**Stated problem**
Leave out any picture and return the remaining listing below exactly as given.

**Collected material**
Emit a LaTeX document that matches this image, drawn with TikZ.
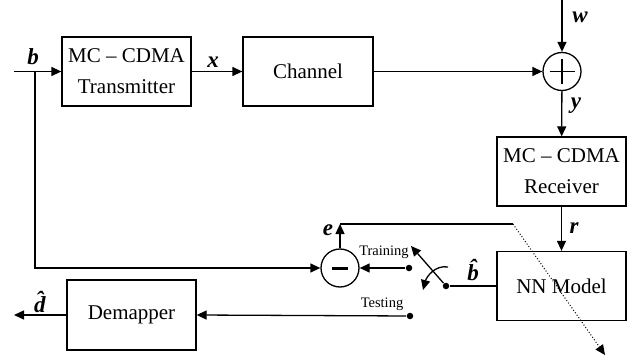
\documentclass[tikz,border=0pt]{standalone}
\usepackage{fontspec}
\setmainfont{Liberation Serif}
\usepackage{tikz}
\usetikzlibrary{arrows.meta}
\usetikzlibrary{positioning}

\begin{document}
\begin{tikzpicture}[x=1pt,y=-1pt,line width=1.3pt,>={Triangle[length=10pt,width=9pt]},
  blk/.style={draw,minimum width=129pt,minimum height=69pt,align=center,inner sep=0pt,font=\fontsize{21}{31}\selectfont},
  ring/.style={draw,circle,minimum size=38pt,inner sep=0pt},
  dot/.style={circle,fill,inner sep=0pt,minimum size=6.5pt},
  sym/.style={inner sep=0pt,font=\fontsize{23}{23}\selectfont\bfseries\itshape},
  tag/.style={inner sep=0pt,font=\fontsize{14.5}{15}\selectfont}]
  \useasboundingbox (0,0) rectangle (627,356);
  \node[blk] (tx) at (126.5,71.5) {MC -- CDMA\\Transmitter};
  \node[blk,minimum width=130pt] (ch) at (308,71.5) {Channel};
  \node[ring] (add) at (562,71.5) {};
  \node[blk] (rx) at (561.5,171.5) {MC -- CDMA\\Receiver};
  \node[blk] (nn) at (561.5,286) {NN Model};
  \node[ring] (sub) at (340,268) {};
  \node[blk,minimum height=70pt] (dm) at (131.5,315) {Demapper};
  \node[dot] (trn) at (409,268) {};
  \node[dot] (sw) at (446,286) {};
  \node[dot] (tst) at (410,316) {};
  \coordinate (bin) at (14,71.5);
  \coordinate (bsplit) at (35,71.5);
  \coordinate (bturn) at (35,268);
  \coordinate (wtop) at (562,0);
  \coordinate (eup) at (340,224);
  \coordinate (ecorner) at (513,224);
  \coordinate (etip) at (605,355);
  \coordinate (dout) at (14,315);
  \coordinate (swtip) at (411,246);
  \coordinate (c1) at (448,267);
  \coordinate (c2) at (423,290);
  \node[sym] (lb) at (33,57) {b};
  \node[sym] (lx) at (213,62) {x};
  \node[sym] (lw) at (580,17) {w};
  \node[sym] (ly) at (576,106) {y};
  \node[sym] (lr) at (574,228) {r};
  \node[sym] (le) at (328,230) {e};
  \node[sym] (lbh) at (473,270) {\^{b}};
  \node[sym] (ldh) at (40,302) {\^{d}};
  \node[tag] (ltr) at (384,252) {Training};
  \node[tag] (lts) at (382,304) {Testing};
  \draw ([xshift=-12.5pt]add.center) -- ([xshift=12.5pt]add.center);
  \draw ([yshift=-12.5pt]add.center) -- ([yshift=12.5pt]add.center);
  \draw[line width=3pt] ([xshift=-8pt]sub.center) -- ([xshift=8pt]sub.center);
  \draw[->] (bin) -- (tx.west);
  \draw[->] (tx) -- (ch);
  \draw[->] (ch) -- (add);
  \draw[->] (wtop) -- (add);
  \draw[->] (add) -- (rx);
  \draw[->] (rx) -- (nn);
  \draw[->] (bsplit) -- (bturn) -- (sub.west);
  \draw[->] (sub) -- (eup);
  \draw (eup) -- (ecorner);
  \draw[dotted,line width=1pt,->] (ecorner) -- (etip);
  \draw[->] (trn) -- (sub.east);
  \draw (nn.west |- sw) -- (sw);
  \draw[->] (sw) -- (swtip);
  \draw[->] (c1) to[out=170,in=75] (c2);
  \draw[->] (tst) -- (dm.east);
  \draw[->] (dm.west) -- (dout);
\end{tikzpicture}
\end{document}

**Answer to the problem**
Emit a LaTeX document that matches this image, drawn with TikZ.
\documentclass[tikz,border=0pt]{standalone}
\usepackage{fontspec}
\setmainfont{Liberation Serif}
\usepackage{tikz}
\usetikzlibrary{arrows.meta}
\usetikzlibrary{positioning}

\begin{document}
\begin{tikzpicture}[x=1pt,y=-1pt,line width=1.3pt,>={Triangle[length=10pt,width=9pt]},
  blk/.style={draw,minimum width=129pt,minimum height=69pt,align=center,inner sep=0pt,font=\fontsize{21}{31}\selectfont},
  ring/.style={draw,circle,minimum size=38pt,inner sep=0pt},
  dot/.style={circle,fill,inner sep=0pt,minimum size=6.5pt},
  sym/.style={inner sep=0pt,font=\fontsize{23}{23}\selectfont\bfseries\itshape},
  tag/.style={inner sep=0pt,font=\fontsize{14.5}{15}\selectfont}]
  \useasboundingbox (0,0) rectangle (627,356);
  \node[blk] (tx) at (126.5,71.5) {MC -- CDMA\\Transmitter};
  \node[blk,minimum width=130pt] (ch) at (308,71.5) {Channel};
  \node[ring] (add) at (562,71.5) {};
  \node[blk] (rx) at (561.5,171.5) {MC -- CDMA\\Receiver};
  \node[blk] (nn) at (561.5,286) {NN Model};
  \node[ring] (sub) at (340,268) {};
  \node[blk,minimum height=70pt] (dm) at (131.5,315) {Demapper};
  \node[dot] (trn) at (409,268) {};
  \node[dot] (sw) at (446,286) {};
  \node[dot] (tst) at (410,316) {};
  \coordinate (bin) at (14,71.5);
  \coordinate (bsplit) at (35,71.5);
  \coordinate (bturn) at (35,268);
  \coordinate (wtop) at (562,0);
  \coordinate (eup) at (340,224);
  \coordinate (ecorner) at (513,224);
  \coordinate (etip) at (605,355);
  \coordinate (dout) at (14,315);
  \coordinate (swtip) at (411,246);
  \coordinate (c1) at (448,267);
  \coordinate (c2) at (423,290);
  \node[sym] (lb) at (33,57) {b};
  \node[sym] (lx) at (213,62) {x};
  \node[sym] (lw) at (580,17) {w};
  \node[sym] (ly) at (576,106) {y};
  \node[sym] (lr) at (574,228) {r};
  \node[sym] (le) at (328,230) {e};
  \node[sym] (lbh) at (473,270) {\^{b}};
  \node[sym] (ldh) at (40,302) {\^{d}};
  \node[tag] (ltr) at (384,252) {Training};
  \node[tag] (lts) at (382,304) {Testing};
  \draw ([xshift=-12.5pt]add.center) -- ([xshift=12.5pt]add.center);
  \draw ([yshift=-12.5pt]add.center) -- ([yshift=12.5pt]add.center);
  \draw[line width=3pt] ([xshift=-8pt]sub.center) -- ([xshift=8pt]sub.center);
  \draw[->] (bin) -- (tx.west);
  \draw[->] (tx) -- (ch);
  \draw[->] (ch) -- (add);
  \draw[->] (wtop) -- (add);
  \draw[->] (add) -- (rx);
  \draw[->] (rx) -- (nn);
  \draw[->] (bsplit) -- (bturn) -- (sub.west);
  \draw[->] (sub) -- (eup);
  \draw (eup) -- (ecorner);
  \draw[dotted,line width=1pt,->] (ecorner) -- (etip);
  \draw[->] (trn) -- (sub.east);
  \draw (nn.west |- sw) -- (sw);
  \draw[->] (sw) -- (swtip);
  \draw[->] (c1) to[out=170,in=75] (c2);
  \draw[->] (tst) -- (dm.east);
  \draw[->] (dm.west) -- (dout);
\end{tikzpicture}
\end{document}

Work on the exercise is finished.